Re: Fundamentals vs. Big Money

The bear side of the story could be unfolding before our eyes.  I read yesterday where it's quite possible that there will have to be a failed vote in Congress over the debt ceiling before any real negotiations take place.  The article suggested a failed vote would have a dramatic impact on the stock market.  I would assume if the stock market crashes commodities would crash as well.  Then there's Europe.  It seems to me that the EU has put such severe restrictions on Greece that it is almost a certainty that Greece eventually defaults. 


Even though releasing 30 million barrels of oil from the strategic reserve has little bearing on the oil fundamentals, it does have a major impact in the minds of the funds.  Obama needs fuel prices to decline in order for a better chance to get reelected.  If oil prices decline and fuel prices decline, corn will also decline.  $3 corn can ration just as much demand as $8 corn if the end users prices fall accordingly.  The funnymentals change all the time.  This is why corn traded at both $8 and then below $3 in 2008.  Gary Schilling is already calling for another recession in 2012. 
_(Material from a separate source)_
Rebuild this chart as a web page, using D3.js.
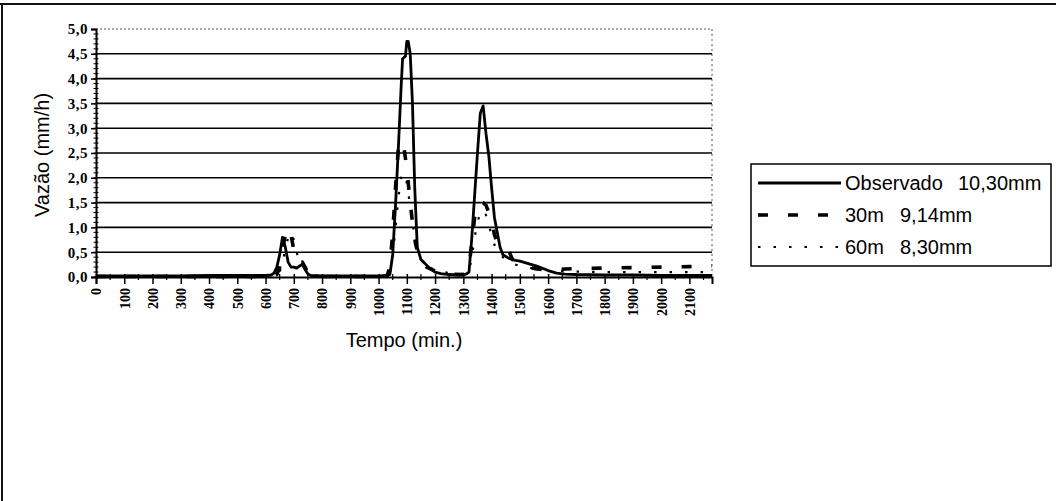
<!DOCTYPE html>
<html>
<head>
<meta charset="utf-8">
<script src="https://cdn.jsdelivr.net/npm/d3@7"></script>
<style>
  html, body { margin: 0; padding: 0; background: #fff; }
  svg { display: block; }
</style>
</head>
<body>
<svg id="chart" width="1056" height="501"></svg>
<script>
// Hidrograma: vazão observada e simulada (passos de 30 e 60 min)
const tempoObs = [0,100,200,300,400,500,600,620,630,640,650,660,670,680,690,700,710,720,730,740,750,760,800,900,1000,1030,1040,1050,1060,1070,1080,1085,1095,1100,1105,1112,1120,1128,1137,1150,1163,1180,1200,1220,1250,1280,1300,1310,1320,1330,1340,1350,1360,1370,1380,1390,1400,1410,1420,1430,1440,1460,1480,1500,1530,1560,1600,1630,1660,1700,1800,1900,2000,2100,2180];
const vazaoObs = [0.02,0.02,0.02,0.02,0.03,0.03,0.03,0.04,0.08,0.2,0.45,0.8,0.6,0.3,0.2,0.2,0.18,0.22,0.25,0.15,0.06,0.03,0.02,0.02,0.02,0.03,0.05,0.45,1.45,2.6,3.85,4.4,4.45,4.75,4.75,4.5,3.5,1.8,0.6,0.35,0.28,0.18,0.1,0.07,0.05,0.04,0.04,0.06,0.1,0.8,1.65,2.5,3.3,3.45,2.9,2.45,1.8,1.2,0.9,0.6,0.45,0.38,0.34,0.32,0.27,0.22,0.13,0.08,0.06,0.05,0.04,0.04,0.03,0.03,0.03];

const tempo30 = [0,100,200,300,400,500,600,630,640,650,660,670,680,690,700,710,720,730,740,750,760,800,900,1000,1030,1040,1050,1060,1070,1080,1090,1100,1110,1120,1130,1140,1150,1170,1200,1250,1300,1310,1320,1330,1340,1350,1360,1370,1380,1390,1400,1410,1420,1430,1440,1450,1460,1470,1480,1490,1500,1530,1560,1600,1630,1660,1700,1800,1900,2000,2100,2180];
const vazao30 = [0.01,0.01,0.01,0.01,0.01,0.01,0.01,0.02,0.05,0.2,0.55,0.85,1.0,0.85,0.55,0.35,0.28,0.3,0.2,0.08,0.03,0.01,0.01,0.01,0.02,0.2,0.9,1.8,2.6,2.75,2.6,2.2,1.6,1.1,0.7,0.45,0.3,0.2,0.12,0.06,0.05,0.06,0.2,0.7,1.2,1.5,1.52,1.5,1.45,1.3,1.2,0.85,0.7,0.62,0.6,0.6,0.55,0.4,0.3,0.28,0.25,0.2,0.16,0.14,0.15,0.16,0.17,0.18,0.19,0.2,0.21,0.22];

const tempo60 = [0,100,200,300,400,500,600,640,650,660,670,680,690,700,710,720,730,740,750,770,800,900,1000,1030,1040,1050,1060,1070,1080,1090,1100,1110,1120,1130,1140,1150,1170,1200,1250,1300,1320,1330,1340,1350,1360,1370,1380,1390,1400,1410,1420,1440,1460,1480,1500,1550,1600,1650,1700,1800,1900,2000,2100,2180];
const vazao60 = [0.01,0.01,0.01,0.01,0.01,0.01,0.01,0.03,0.1,0.3,0.55,0.8,0.9,0.75,0.5,0.32,0.25,0.18,0.1,0.04,0.01,0.01,0.01,0.02,0.08,0.4,1.0,1.6,2.0,2.1,1.9,1.5,1.1,0.75,0.5,0.35,0.22,0.14,0.08,0.06,0.1,0.4,0.8,1.1,1.3,1.35,1.25,1.05,0.85,0.65,0.5,0.4,0.32,0.26,0.22,0.17,0.14,0.12,0.11,0.1,0.1,0.1,0.1,0.1];

const rotulosSerie = ["Observado", "30m", "60m"];
const volumesSerie = ["10,30mm", "9,14mm", "8,30mm"];
const yTicks = [0, 0.5, 1, 1.5, 2, 2.5, 3, 3.5, 4, 4.5, 5];
const xTicks = d3.range(0, 2101, 100);

const series = [
  { nome: rotulosSerie[0], vol: volumesSerie[0], t: tempoObs, v: vazaoObs, width: 2.8, dash: null, volX: 958 },
  { nome: rotulosSerie[1], vol: volumesSerie[1], t: tempo30, v: vazao30, width: 3.6, dash: "10,20", volX: 900 },
  { nome: rotulosSerie[2], vol: volumesSerie[2], t: tempo60, v: vazao60, width: 2.2, dash: "2.5,13", volX: 900 }
];

const svg = d3.select("#chart");
const plot = { left: 96, right: 712, top: 29, bottom: 277 };

const x = d3.scaleLinear().domain([0, 2180]).range([plot.left, plot.right]);
const y = d3.scaleLinear().domain([0, 5]).range([plot.bottom, plot.top]);

// page frame (top and left edges)
svg.append("line").attr("x1", 0).attr("x2", 1056).attr("y1", 4).attr("y2", 4)
  .attr("stroke", "#111").attr("stroke-width", 2);
svg.append("line").attr("x1", 2).attr("x2", 2).attr("y1", 4).attr("y2", 501)
  .attr("stroke", "#111").attr("stroke-width", 2);

// plot-area border: dotted top and right
svg.append("line").attr("x1", plot.left).attr("x2", plot.right).attr("y1", plot.top).attr("y2", plot.top)
  .attr("stroke", "#555").attr("stroke-width", 1).attr("stroke-dasharray", "2,2");
svg.append("line").attr("x1", plot.right).attr("x2", plot.right).attr("y1", plot.top).attr("y2", plot.bottom)
  .attr("stroke", "#555").attr("stroke-width", 1).attr("stroke-dasharray", "2,3");

// horizontal gridlines
svg.append("g").selectAll("line")
  .data(yTicks.filter(d => d > 0 && d < 5))
  .join("line")
  .attr("x1", plot.left).attr("x2", plot.right)
  .attr("y1", d => y(d)).attr("y2", d => y(d))
  .attr("stroke", "#000").attr("stroke-width", 1.6);

// y axis
const yAxis = svg.append("g").attr("transform", `translate(${plot.left},0)`)
  .call(d3.axisLeft(y).tickValues(yTicks).tickSize(5).tickFormat(d => d3.format(".1f")(d).replace(".", ",")));
yAxis.select(".domain").attr("stroke", "#000").attr("stroke-width", 2);
yAxis.selectAll(".tick line").attr("stroke", "#000").attr("stroke-width", 1.5);
yAxis.selectAll(".tick text")
  .attr("x", -8)
  .attr("font-family", "'Liberation Serif', 'Times New Roman', serif")
  .attr("font-size", 15).attr("font-weight", "bold").attr("fill", "#000")
  .attr("letter-spacing", 0.5);
// minor ticks on the y axis
svg.append("g").selectAll("line")
  .data(d3.range(0, 50).map(i => i / 10))
  .join("line")
  .attr("x1", plot.left - 2.5).attr("x2", plot.left + 2.5)
  .attr("y1", d => y(d)).attr("y2", d => y(d))
  .attr("stroke", "#000").attr("stroke-width", 1);

// x axis
const xAxis = svg.append("g").attr("transform", `translate(0,${plot.bottom})`)
  .call(d3.axisBottom(x).tickValues(xTicks).tickSize(7).tickFormat(d3.format("d")));
xAxis.select(".domain").attr("stroke", "#000").attr("stroke-width", 2);
xAxis.selectAll(".tick line").attr("stroke", "#000").attr("stroke-width", 1.5).attr("y1", -3);
xAxis.selectAll(".tick text")
  .attr("transform", "rotate(-90)")
  .attr("x", -11).attr("y", 0).attr("dy", "0.35em")
  .attr("text-anchor", "end")
  .attr("font-family", "'Liberation Serif', 'Times New Roman', serif")
  .attr("font-size", 14).attr("font-weight", "bold").attr("fill", "#000");
// minor ticks on the x axis
svg.append("g").selectAll("line")
  .data(d3.range(50, 2180, 100))
  .join("line")
  .attr("x1", d => x(d)).attr("x2", d => x(d))
  .attr("y1", plot.bottom - 3).attr("y2", plot.bottom + 3)
  .attr("stroke", "#000").attr("stroke-width", 1.2);

// axis titles
svg.append("text")
  .attr("transform", `translate(49,155) rotate(-90)`)
  .attr("text-anchor", "middle")
  .attr("font-family", "'Liberation Sans', Arial, sans-serif")
  .attr("font-size", 20).attr("fill", "#000")
  .text("Vazão (mm/h)");
svg.append("text")
  .attr("x", 404).attr("y", 347)
  .attr("text-anchor", "middle")
  .attr("font-family", "'Liberation Sans', Arial, sans-serif")
  .attr("font-size", 20).attr("fill", "#000")
  .text("Tempo (min.)");

// series lines
const line = d3.line().x(d => x(d[0])).y(d => y(d[1]));
svg.append("g").selectAll("path")
  .data(series)
  .join("path")
  .attr("d", s => line(s.t.map((t, i) => [t, s.v[i]])))
  .attr("fill", "none")
  .attr("stroke", "#000")
  .attr("stroke-width", s => s.width)
  .attr("stroke-dasharray", s => s.dash)
  .attr("stroke-linejoin", "round");

// legend
const legend = svg.append("g");
legend.append("rect")
  .attr("x", 751).attr("y", 164).attr("width", 300).attr("height", 102)
  .attr("fill", "#fff").attr("stroke", "#000").attr("stroke-width", 1.5);
const rows = legend.selectAll("g.row")
  .data(series)
  .join("g").attr("class", "row")
  .attr("transform", (d, i) => `translate(0,${183 + i * 32})`);
rows.append("line")
  .attr("x1", 758).attr("x2", 841).attr("y1", 0).attr("y2", 0)
  .attr("stroke", "#000")
  .attr("stroke-width", d => d.width)
  .attr("stroke-dasharray", d => d.dash);
rows.append("text")
  .attr("x", 845).attr("y", 7)
  .attr("font-family", "'Liberation Sans', Arial, sans-serif")
  .attr("font-size", 20).attr("fill", "#000")
  .text(d => d.nome);
rows.append("text")
  .attr("x", d => d.volX).attr("y", 7)
  .attr("font-family", "'Liberation Sans', Arial, sans-serif")
  .attr("font-size", 20).attr("fill", "#000")
  .text(d => d.vol);
</script>
</body>
</html>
Huge crops?  It's too early to tell, but there are some decent comparisons to 2009 which was a record crop.  The good to excellent ratings this year when compared to the same week in 2009 came in identical at 70%.  Iowa's rating in 09' at this time was 81% good to excellent while it is 84% good to excellent today.  Illinois's rating in 09' at this time was 51% good to excellent while it is 68% today.  Crops are not made in June, so it is way too early to call this crop a bin buster.  However, it is also way too early to call this crop a failure as well.


Cattle feeding shut down?  No.  However, the last cattle on feed report showed placements under 90%.  I called a couple of grain buyers seeing if basis had improved since the market has fallen over a dollar.  They told me basis was flat to weaker because of smaller numbers in feedlots. 


Economic meltdown?  I'd say this is the most likely scenario for any big market drops in commodities.  This is the one that concerns me the most.